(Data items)
━━━━━━━━━━━━━━━━
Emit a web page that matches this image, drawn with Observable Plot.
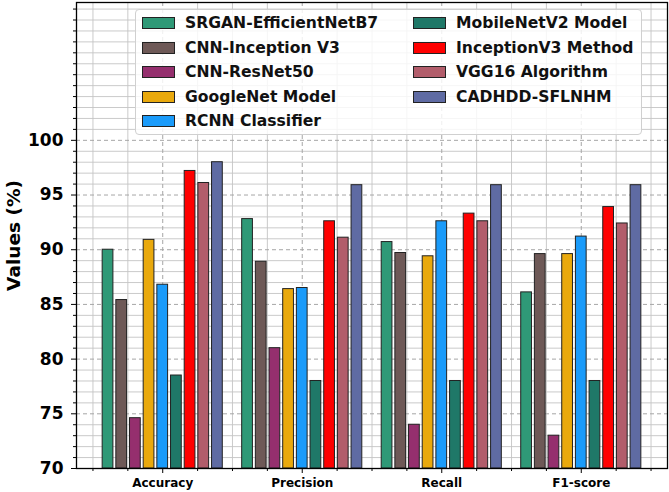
<!DOCTYPE html>
<html>
<head>
<meta charset="utf-8">
<script src="https://cdn.jsdelivr.net/npm/d3@7"></script>
<script src="https://cdn.jsdelivr.net/npm/@observablehq/plot@0.6"></script>
<style>
  html, body { margin: 0; padding: 0; background: #fff; }
  #wrap { position: relative; width: 669px; height: 492px; font-family: "DejaVu Sans", sans-serif; }
  #legend { position: absolute; left: 135px; top: 9px; width: 507px; height: 126px;
    background: rgba(255,255,255,0.82); border: 1px solid #d0d0d0; border-radius: 4px; box-sizing: border-box; }
  .item { position: absolute; height: 18px; display: flex; align-items: center; font-weight: bold; font-size: 15.6px; color: #111; white-space: nowrap; }
  .sw { width: 31px; height: 10px; border: 1px solid #222; margin-right: 10px; flex: none; }
</style>
</head>
<body>
<div id="wrap"><div id="legend"></div></div>
<script>
const categories = ["Accuracy", "Precision", "Recall", "F1-score"];
const models = ["SRGAN-EfficientNetB7", "CNN-Inception V3", "CNN-ResNet50", "GoogleNet Model", "RCNN Classifier",
                "MobileNetV2 Model", "InceptionV3 Method", "VGG16 Algorithm", "CADHDD-SFLNHM"];
const colors = ["#2f9977", "#6e5957", "#952f6e", "#e9a90d", "#1a9bfa", "#1f7868", "#ff0000", "#b25d6b", "#5f6ba3"];
const accuracy  = [90.0, 85.4, 74.6, 90.9, 86.8, 78.5, 97.2, 96.1, 98.0];
const precision = [92.8, 88.9, 81.0, 86.4, 86.5, 78.0, 92.6, 91.1, 95.9];
const recall    = [90.7, 89.7, 74.0, 89.4, 92.6, 78.0, 93.3, 92.6, 95.9];
const f1score   = [86.1, 89.6, 73.0, 89.6, 91.2, 78.0, 93.9, 92.4, 95.9];
const yMajorTicks = [70, 75, 80, 85, 90, 95, 100];
const series = [accuracy, precision, recall, f1score];

const pitch = 0.098, barW = 0.077, base = 70;
const data = [];
series.forEach((vals, ci) => vals.forEach((v, mi) => data.push({
  cat: categories[ci], model: models[mi], value: v, xc: ci + (mi - (models.length - 1) / 2) * pitch
})));

const yMinor = d3.range(70, 113, 1).filter(v => !yMajorTicks.includes(v));
const xMajor = categories.map((_, i) => i);
const xMinor = d3.range(-0.5, 3.51, 0.25).filter(v => !Number.isInteger(v));

const chart = Plot.plot({
  width: 669, height: 492,
  marginLeft: 76, marginRight: 2, marginTop: 2, marginBottom: 24,
  style: { fontFamily: "DejaVu Sans, sans-serif", fontWeight: "bold", fontSize: "12px", background: "white" },
  x: { type: "linear", domain: [-0.618, 3.618] },
  y: { domain: [70, 112.6] },
  color: { domain: models, range: colors },
  marks: [
    Plot.ruleY(yMinor, { stroke: "#c4c4c4", strokeWidth: 0.9 }),
    Plot.ruleX(xMinor, { stroke: "#c4c4c4", strokeWidth: 0.9 }),
    Plot.ruleY(yMajorTicks, { stroke: "#a6a6a6", strokeWidth: 1, strokeDasharray: "4,3" }),
    Plot.ruleX(xMajor, { stroke: "#a6a6a6", strokeWidth: 1, strokeDasharray: "4,3" }),
    Plot.rectY(data, {
      x1: d => d.xc - barW / 2, x2: d => d.xc + barW / 2,
      y1: base, y2: "value", fill: "model", stroke: "#222", strokeWidth: 1
    }),
    Plot.axisY({ ticks: yMajorTicks, tickSize: 5, tickPadding: 8, fontSize: 17, label: null, tickFormat: d => d }),
    Plot.axisY({ ticks: yMinor, tickSize: 3, tickFormat: () => "", label: null }),
    Plot.axisX({ ticks: xMajor, tickSize: 5, tickPadding: 5, fontSize: 12, label: null, tickFormat: i => categories[i] }),
    Plot.axisX({ ticks: xMinor, tickSize: 3, tickFormat: () => "", label: null }),
    Plot.text(["Values (%)"], { frameAnchor: "left", textAnchor: "middle", dx: -62, rotate: -90, fontSize: 18.5, fontWeight: "bold", fill: "black" }),
    Plot.frame({ stroke: "black", strokeWidth: 1.3 })
  ]
});
document.getElementById("wrap").prepend(chart);

const legend = document.getElementById("legend");
const rowsPerCol = 5;
models.forEach((m, i) => {
  const col = Math.floor(i / rowsPerCol), row = i % rowsPerCol;
  const el = document.createElement("div");
  el.className = "item";
  el.style.left = (col === 0 ? 6 : 277) + "px";
  el.style.top = (23 - 9 - 1 - 9 + row * 24.5) + "px";
  const sw = document.createElement("span");
  sw.className = "sw";
  sw.style.background = colors[i];
  el.appendChild(sw);
  el.appendChild(document.createTextNode(m));
  legend.appendChild(el);
});
</script>
</body>
</html>
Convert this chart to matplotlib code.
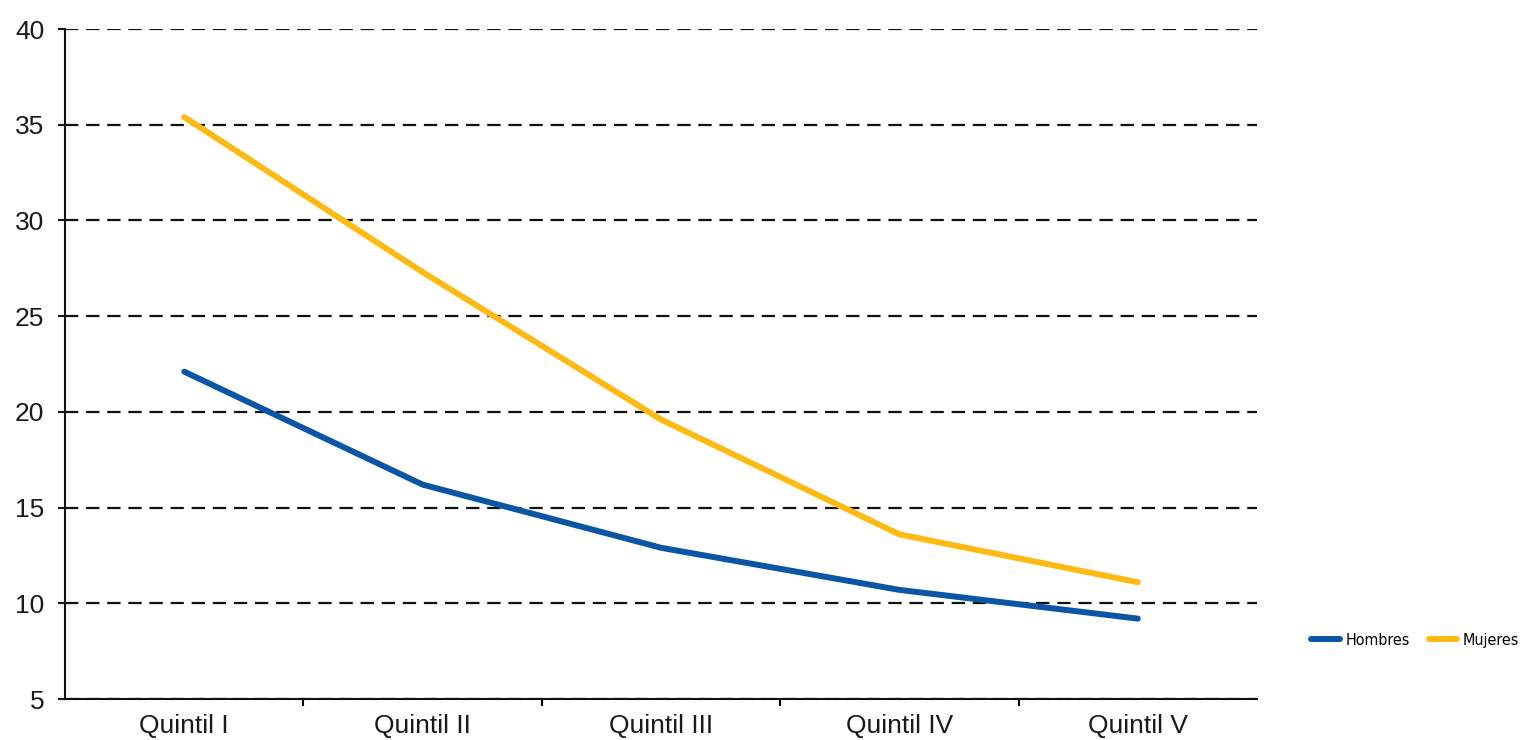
import matplotlib.pyplot as plt
from matplotlib.ticker import FixedLocator

# Datos
categorias = ['Quintil I', 'Quintil II', 'Quintil III', 'Quintil IV', 'Quintil V']
hombres = [22.1, 16.2, 12.9, 10.7, 9.2]
mujeres = [35.4, 27.3, 19.6, 13.6, 11.1]

plt.rcParams['font.family'] = ['Liberation Sans', 'DejaVu Sans']

fig = plt.figure(figsize=(15.27, 7.40), dpi=100)
ax = fig.add_axes([0.0426, 0.0554, 0.7806, 0.9054])

x = range(len(categorias))
ax.plot(x, hombres, color='#0B55A6', lw=4.3, solid_capstyle='round', label='Hombres')
ax.plot(x, mujeres, color='#FDBA12', lw=4.3, solid_capstyle='round', label='Mujeres')

ax.set_xlim(-0.5, 4.5)
ax.set_ylim(5, 40)
ax.set_yticks(range(5, 45, 5))
ax.set_xticks(list(x))
ax.set_xticklabels(categorias)
ax.xaxis.set_minor_locator(FixedLocator([0.5, 1.5, 2.5, 3.5]))
ax.tick_params(axis='x', which='major', length=0, pad=11, labelsize=19, colors='#1a1a1a')
ax.tick_params(axis='x', which='minor', length=5, width=1.5, direction='out')
ax.tick_params(axis='y', length=5, width=1.5, pad=10, labelsize=19, colors='#1a1a1a')

ax.grid(axis='y', color='#111111', linestyle=(0, (6, 3.5)), linewidth=1.6)
ax.set_axisbelow(True)
for s in ['top', 'right']:
    ax.spines[s].set_visible(False)
for s in ['left', 'bottom']:
    ax.spines[s].set_linewidth(1.5)
    ax.spines[s].set_color('#111111')

fig.legend(loc='center left', bbox_to_anchor=(0.849, 0.135), ncol=2, frameon=False,
           handlelength=1.8, columnspacing=1.2, handletextpad=0.35,
           prop={'family': ['DejaVu Sans'], 'stretch': 'condensed', 'size': 11.5})

fig.savefig('out.png', dpi=100)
━━━━━━━━━━━━━━━━
Copy out the whole listing exactly, and don't carry over any pictures.

> [Correct response]:
Emit a web page that matches this image, drawn with Observable Plot.
<!DOCTYPE html>
<html>
<head>
<meta charset="utf-8">
<script src="https://cdn.jsdelivr.net/npm/d3@7"></script>
<script src="https://cdn.jsdelivr.net/npm/@observablehq/plot@0.6"></script>
<style>
  html, body { margin: 0; padding: 0; background: #fff; }
  #wrap { position: relative; width: 669px; height: 492px; font-family: "DejaVu Sans", sans-serif; }
  #legend { position: absolute; left: 135px; top: 9px; width: 507px; height: 126px;
    background: rgba(255,255,255,0.82); border: 1px solid #d0d0d0; border-radius: 4px; box-sizing: border-box; }
  .item { position: absolute; height: 18px; display: flex; align-items: center; font-weight: bold; font-size: 15.6px; color: #111; white-space: nowrap; }
  .sw { width: 31px; height: 10px; border: 1px solid #222; margin-right: 10px; flex: none; }
</style>
</head>
<body>
<div id="wrap"><div id="legend"></div></div>
<script>
const categories = ["Accuracy", "Precision", "Recall", "F1-score"];
const models = ["SRGAN-EfficientNetB7", "CNN-Inception V3", "CNN-ResNet50", "GoogleNet Model", "RCNN Classifier",
                "MobileNetV2 Model", "InceptionV3 Method", "VGG16 Algorithm", "CADHDD-SFLNHM"];
const colors = ["#2f9977", "#6e5957", "#952f6e", "#e9a90d", "#1a9bfa", "#1f7868", "#ff0000", "#b25d6b", "#5f6ba3"];
const accuracy  = [90.0, 85.4, 74.6, 90.9, 86.8, 78.5, 97.2, 96.1, 98.0];
const precision = [92.8, 88.9, 81.0, 86.4, 86.5, 78.0, 92.6, 91.1, 95.9];
const recall    = [90.7, 89.7, 74.0, 89.4, 92.6, 78.0, 93.3, 92.6, 95.9];
const f1score   = [86.1, 89.6, 73.0, 89.6, 91.2, 78.0, 93.9, 92.4, 95.9];
const yMajorTicks = [70, 75, 80, 85, 90, 95, 100];
const series = [accuracy, precision, recall, f1score];

const pitch = 0.098, barW = 0.077, base = 70;
const data = [];
series.forEach((vals, ci) => vals.forEach((v, mi) => data.push({
  cat: categories[ci], model: models[mi], value: v, xc: ci + (mi - (models.length - 1) / 2) * pitch
})));

const yMinor = d3.range(70, 113, 1).filter(v => !yMajorTicks.includes(v));
const xMajor = categories.map((_, i) => i);
const xMinor = d3.range(-0.5, 3.51, 0.25).filter(v => !Number.isInteger(v));

const chart = Plot.plot({
  width: 669, height: 492,
  marginLeft: 76, marginRight: 2, marginTop: 2, marginBottom: 24,
  style: { fontFamily: "DejaVu Sans, sans-serif", fontWeight: "bold", fontSize: "12px", background: "white" },
  x: { type: "linear", domain: [-0.618, 3.618] },
  y: { domain: [70, 112.6] },
  color: { domain: models, range: colors },
  marks: [
    Plot.ruleY(yMinor, { stroke: "#c4c4c4", strokeWidth: 0.9 }),
    Plot.ruleX(xMinor, { stroke: "#c4c4c4", strokeWidth: 0.9 }),
    Plot.ruleY(yMajorTicks, { stroke: "#a6a6a6", strokeWidth: 1, strokeDasharray: "4,3" }),
    Plot.ruleX(xMajor, { stroke: "#a6a6a6", strokeWidth: 1, strokeDasharray: "4,3" }),
    Plot.rectY(data, {
      x1: d => d.xc - barW / 2, x2: d => d.xc + barW / 2,
      y1: base, y2: "value", fill: "model", stroke: "#222", strokeWidth: 1
    }),
    Plot.axisY({ ticks: yMajorTicks, tickSize: 5, tickPadding: 8, fontSize: 17, label: null, tickFormat: d => d }),
    Plot.axisY({ ticks: yMinor, tickSize: 3, tickFormat: () => "", label: null }),
    Plot.axisX({ ticks: xMajor, tickSize: 5, tickPadding: 5, fontSize: 12, label: null, tickFormat: i => categories[i] }),
    Plot.axisX({ ticks: xMinor, tickSize: 3, tickFormat: () => "", label: null }),
    Plot.text(["Values (%)"], { frameAnchor: "left", textAnchor: "middle", dx: -62, rotate: -90, fontSize: 18.5, fontWeight: "bold", fill: "black" }),
    Plot.frame({ stroke: "black", strokeWidth: 1.3 })
  ]
});
document.getElementById("wrap").prepend(chart);

const legend = document.getElementById("legend");
const rowsPerCol = 5;
models.forEach((m, i) => {
  const col = Math.floor(i / rowsPerCol), row = i % rowsPerCol;
  const el = document.createElement("div");
  el.className = "item";
  el.style.left = (col === 0 ? 6 : 277) + "px";
  el.style.top = (23 - 9 - 1 - 9 + row * 24.5) + "px";
  const sw = document.createElement("span");
  sw.className = "sw";
  sw.style.background = colors[i];
  el.appendChild(sw);
  el.appendChild(document.createTextNode(m));
  legend.appendChild(el);
});
</script>
</body>
</html>
Convert this chart to matplotlib code.
import matplotlib.pyplot as plt
from matplotlib.ticker import FixedLocator

# Datos
categorias = ['Quintil I', 'Quintil II', 'Quintil III', 'Quintil IV', 'Quintil V']
hombres = [22.1, 16.2, 12.9, 10.7, 9.2]
mujeres = [35.4, 27.3, 19.6, 13.6, 11.1]

plt.rcParams['font.family'] = ['Liberation Sans', 'DejaVu Sans']

fig = plt.figure(figsize=(15.27, 7.40), dpi=100)
ax = fig.add_axes([0.0426, 0.0554, 0.7806, 0.9054])

x = range(len(categorias))
ax.plot(x, hombres, color='#0B55A6', lw=4.3, solid_capstyle='round', label='Hombres')
ax.plot(x, mujeres, color='#FDBA12', lw=4.3, solid_capstyle='round', label='Mujeres')

ax.set_xlim(-0.5, 4.5)
ax.set_ylim(5, 40)
ax.set_yticks(range(5, 45, 5))
ax.set_xticks(list(x))
ax.set_xticklabels(categorias)
ax.xaxis.set_minor_locator(FixedLocator([0.5, 1.5, 2.5, 3.5]))
ax.tick_params(axis='x', which='major', length=0, pad=11, labelsize=19, colors='#1a1a1a')
ax.tick_params(axis='x', which='minor', length=5, width=1.5, direction='out')
ax.tick_params(axis='y', length=5, width=1.5, pad=10, labelsize=19, colors='#1a1a1a')

ax.grid(axis='y', color='#111111', linestyle=(0, (6, 3.5)), linewidth=1.6)
ax.set_axisbelow(True)
for s in ['top', 'right']:
    ax.spines[s].set_visible(False)
for s in ['left', 'bottom']:
    ax.spines[s].set_linewidth(1.5)
    ax.spines[s].set_color('#111111')

fig.legend(loc='center left', bbox_to_anchor=(0.849, 0.135), ncol=2, frameon=False,
           handlelength=1.8, columnspacing=1.2, handletextpad=0.35,
           prop={'family': ['DejaVu Sans'], 'stretch': 'condensed', 'size': 11.5})

fig.savefig('out.png', dpi=100)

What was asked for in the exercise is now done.